Theoretical Rovibronic Treatment of the X̃ (2)Σ(+) and à (2)Π States of C2H and the X̃ (1)Σ(+) State of C2H(-) from Quartic Force Fields.

Quartic force fields (QFFs) have been shown to be an effective ab initio tool for the generation of highly accurate anharmonic spectroscopic data but have only recently been extended to the description of electronically excited states using equation-of-motion (EOM) coupled cluster theory. In this study, rovibrational data are provided for the X̃ (2)Σ(+) ground state of the ethynyl radical as well as the X̃ (1)Σ(+) ground state of the acetylide anion using traditional QFF methods in conjunction with the new EOM-based QFF method to describe the ethynyl radical's à (2)Π excited state. These data sets include fundamental vibrational frequencies, rotational constants, and vibrationally averaged structures in addition to other spectroscopic constants.

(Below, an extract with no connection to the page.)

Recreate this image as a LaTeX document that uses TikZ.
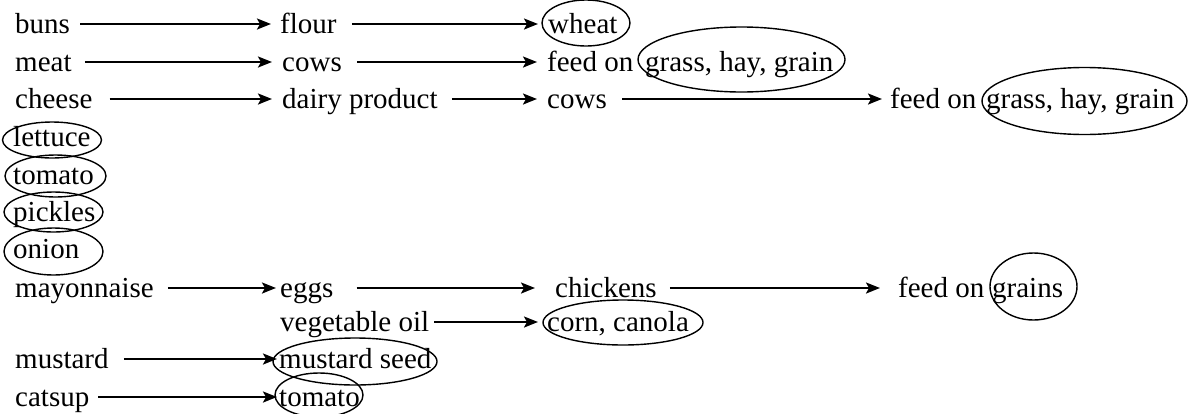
\documentclass[tikz,border=0pt]{standalone}
\usepackage{fontspec}
\setmainfont{Liberation Serif}
\usetikzlibrary{arrows.meta}
\begin{document}
\begin{tikzpicture}[x=1pt,y=-1pt,
  font=\fontsize{29pt}{34pt}\selectfont,
  txt/.style={anchor=west,inner xsep=0pt,inner ysep=0pt,text height=20.3pt,text depth=2.3pt},
  arr/.style={line width=2.3pt,-{Stealth[length=14pt,width=11pt,inset=3pt]}},
  ell/.style={line width=1.4pt}]
\useasboundingbox (0,0) rectangle (1196,413);
% row 1
\node[txt] (buns)   at (15,24) {buns};
\node[txt] (flour)  at (280,24) {flour};
\node[txt] (wheat)  at (548,24) {wheat};
\draw[ell] (586,23) ellipse [x radius=44,y radius=23];
\draw[arr,shorten <=10pt,shorten >=9pt] (buns) -- (flour);
\draw[arr,shorten <=15pt,shorten >=10pt] (flour) -- (wheat);
% row 2
\node[txt] (meat)   at (15,62) {meat};
\node[txt] (cows1)  at (282,62) {cows};
\node[txt] (feed1)  at (547,62) {feed on};
\node[txt] (ghg1)   at (645,62) {grass, hay, grain};
\draw[ell] (741.5,59.5) ellipse [x radius=103.5,y radius=32.5];
\draw[arr,shorten <=13pt,shorten >=10pt] (meat) -- (cows1);
\draw[arr,shorten <=15pt,shorten >=10pt] (cows1) -- (feed1);
% row 3
\node[txt] (cheese) at (15,99) {cheese};
\node[txt] (dairy)  at (282,99) {dairy product};
\node[txt] (cows2)  at (547,99) {cows};
\node[txt] (feed2)  at (890,99) {feed on};
\node[txt] (ghg2)   at (986,99) {grass, hay, grain};
\draw[ell] (1084.5,101) ellipse [x radius=102.5,y radius=33.5];
\draw[arr,shorten <=17pt,shorten >=10pt] (cheese) -- (dairy);
\draw[arr,shorten <=14pt,shorten >=10pt] (dairy) -- (cows2);
\draw[arr,shorten <=15pt,shorten >=8pt] (cows2) -- (feed2);
% circled single items
\node[txt] (lettuce) at (13,137) {lettuce};
\draw[ell] (52,140) ellipse [x radius=49.5,y radius=18];
\node[txt] (tomato1) at (13,175) {tomato};
\draw[ell] (55.5,176) ellipse [x radius=50.5,y radius=21];
\node[txt] (pickles) at (13,212) {pickles};
\draw[ell] (53.5,212) ellipse [x radius=49.5,y radius=20];
\node[txt] (onion)   at (13,249) {onion};
\draw[ell] (53.5,251.5) ellipse [x radius=49.5,y radius=23.5];
% mayonnaise row
\node[txt] (mayo)     at (15,288) {mayonnaise};
\node[txt] (eggs)     at (280,288) {eggs};
\node[txt] (chickens) at (555,288) {chickens};
\node[txt] (feed3)    at (898,288) {feed on};
\node[txt] (grains)   at (992,288) {grains};
\draw[ell] (1033.5,286.5) ellipse [x radius=43.5,y radius=33.5];
\draw[arr,shorten <=14pt,shorten >=4pt] (mayo) -- (eggs);
\draw[arr,shorten <=23pt,shorten >=20pt] (eggs) -- (chickens);
\draw[arr,shorten <=13pt,shorten >=18pt] (chickens) -- (feed3);
% vegetable oil row
\node[txt] (vegoil) at (280,322) {vegetable oil};
\node[txt] (corn)   at (547,322) {corn, canola};
\draw[ell] (623,322.5) ellipse [x radius=80,y radius=22.5];
\draw[arr,shorten <=5pt,shorten >=9pt] (vegoil) -- (corn);
% mustard row
\node[txt] (mustard) at (15,359) {mustard};
\node[txt] (mseed)   at (279,359) {mustard seed};
\draw[ell] (355,361.5) ellipse [x radius=82,y radius=23.5];
\draw[arr,shorten <=15pt,shorten >=2pt] (mustard) -- (mseed);
% catsup row
\node[txt] (catsup)  at (15,397) {catsup};
\node[txt] (tomato2) at (279,397) {tomato};
\draw[ell] (319,395) ellipse [x radius=44,y radius=22];
\draw[arr,shorten <=9pt,shorten >=2pt] (catsup) -- (tomato2);
\end{tikzpicture}
\end{document}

An anticipated theoretical correction (ATC) is shown to be an effective way of improving the accuracy of the fundamental modes of the ethynyl radical's à (2)Π electronically excited state, lowering the frequencies from 2 to 9%. The anharmonic fundamental vibrational frequencies of à (2)Π C2H are reported to be ν2 = 538.0 cm(-1) (bend), ν3 = 1832.2 cm(-1) (C-C stretch), and ν1 = 3008.1 cm(-1) (C-H stretch). These à (2)Π frequencies match closely to predicted transitions from previous theoretical work as well as observed transitions from matrix isolation results. Electron binding energies for the X̃ (2)Σ(+) C2H ← X̃ (1)Σ(+) C2H(-) and à (2)Π C2H ← X̃ (1)Σ(+) C2H(-) transitions are found to be 2.975 and 3.4 eV, respectively. Spectroscopic data are also provided for the (13)C and deuterated isotopologues of X̃ (2)Σ(+) C2H, à (2)Π C2H, and X̃ (1)Σ(+) C2H(-).